Le aseguro, padre, que he repasado esa estantería miles de veces y que nunca me había fijado en lo que vi entonces.
-¿No me irá a decir que encontró allí su fe de bautismo?
-No, padre, ya verá: al empezar a revisar los libros viejos de aquella sección, me llamó la atención una Sagrada Biblia grande. Su lomo me trajo gratos recuerdos: una chimenea, un estanque hecho de ladrillos... y tres libros: El Flos Sanctorum, la Vida de Jesucristo y la Biblia. ¡Claro! Eso era... Era My family Biblie. La Biblia de mi familia, antiquísima, donde mi madre escribía las fechas de nacimiento de sus hijos, el día de su bautismo y la parroquia donde habían sido bautizados... La abrí con premura... Allí estaba yo... y no había sido bautizado en Nueva York, sino en Boboken...
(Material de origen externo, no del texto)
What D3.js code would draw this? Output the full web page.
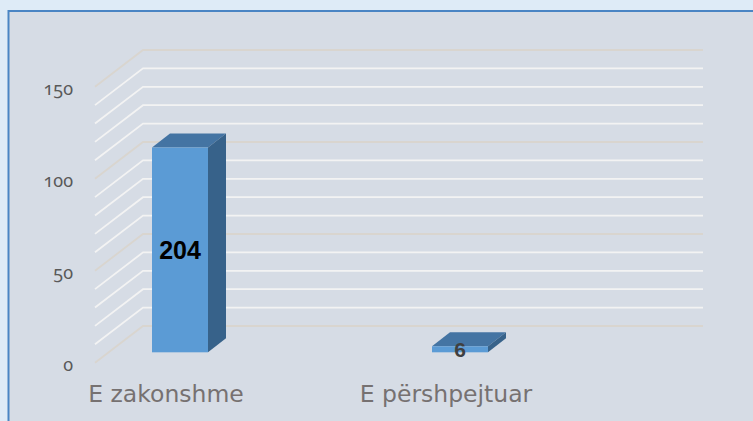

Fui a la iglesia indicada, di la fecha y luego el párroco encontró el acta de mi bautismo. La envió a Washinton, y a los pocos días me concedieron mi retiro...".
Hasta aquí el relato que me proporciona uno de los jesuitas de la iglesia de San Francisco Javier de Nueva York. Relato realmente emocionante. La divina Providencia juntó, sin hacer ningún milagro, unas cartas de California, una Biblia y una fe de bautismo, para resolver las peticiones de unas oraciones llenas de confianza: la de una buena viuda polaca y la del piadoso matrimonio pletórico de bondad.
Este maravilloso matrimonio y la buena viuda nos enseñan con esta historia que debemos orar ante el Señor sin desfallecer y acompañar nuestra súplica con obras de caridad. La mano de Dios es así. Para despachar favorablemente nuestras oraciones no necesita obrar milagros, sino que se vale de las causas segundas para conseguir lo que nosotros queremos y lo que Él quiere. Muchas veces no entendemos lo que quiere Dios, pero podemos estar seguros de que cuando Él anda por medio, todo acaba bien.